概述
之前在阿里云买的学生服务器,为了平常学习使用,决定在一台服务器上搭建一个伪分布式的开发环境。之前用三台虚拟机部署过集群,时间长了怕忘,现在升级各个版本重新部署,记下来方便以后查看。难免有错误,欢迎指出,共同学习交流。
一、准备好需要用到的软件
1.ssh软件:
xshell5 xftp
2.使用cloudrea cdh5.8.0系列,下载地址:
http://archive-primary.cloudera.com/cdh5/cdh/5/archive-primary.cloudera.com
- hadoop-2.6.0-cdh5.8.0.tar.gz
- hbase-1.2.0-cdh5.8.0.tar.gz
- hive-1.1.0-cdh5.8.0.tar.gz
- zookeeper-3.4.5-cdh5.8.0.tar.gz
- spark-2.2.0-bin-hadoop2.6.tgz(spark到官网选择hadoop2.6版本)

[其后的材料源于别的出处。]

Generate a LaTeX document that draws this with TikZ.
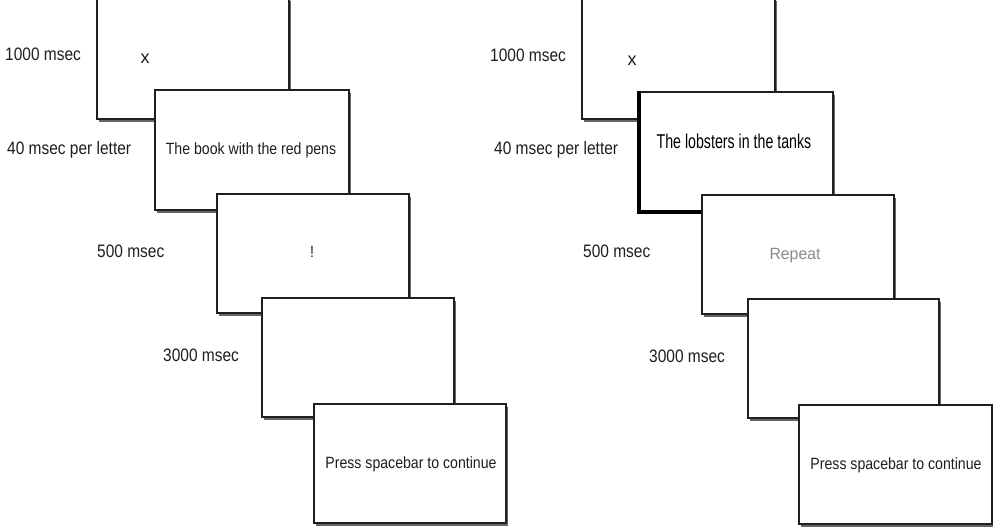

- apache-maven-3.5.2-bin.tar.gz
- jdk-8u152-linux-x64.tar.gz
- kafka_2.11-0.10.0.0.tgz
- scala-2.11.8.tgz
3.系统选择
镜像: 直接选择了已经部署好jdk1.8,tomcat和mysql的系统,后期方便使用
<figcaption style="margin-top: calc(0.666667em); padding: 0px 1em; font-size: 0.9em; line-height: 1.5; text-align: center; color: rgb(153, 153, 153);">镜像系统</figcaption>
4.web服务页面
hdfs hostname:50070
yarn hostname:8088
hbase hostname:60010
5.配置好环境变量
二、 基本配置
1.远程登录
进入控制台,生成密钥,需要重启服务器后才生效。阿里云好像默认禁止使用密码远程登录,做如下配置即可密码登录。
该问题通常是由于 SSH 服务修改了 PasswordAuthentication 参数,禁用了密码验证登录所致。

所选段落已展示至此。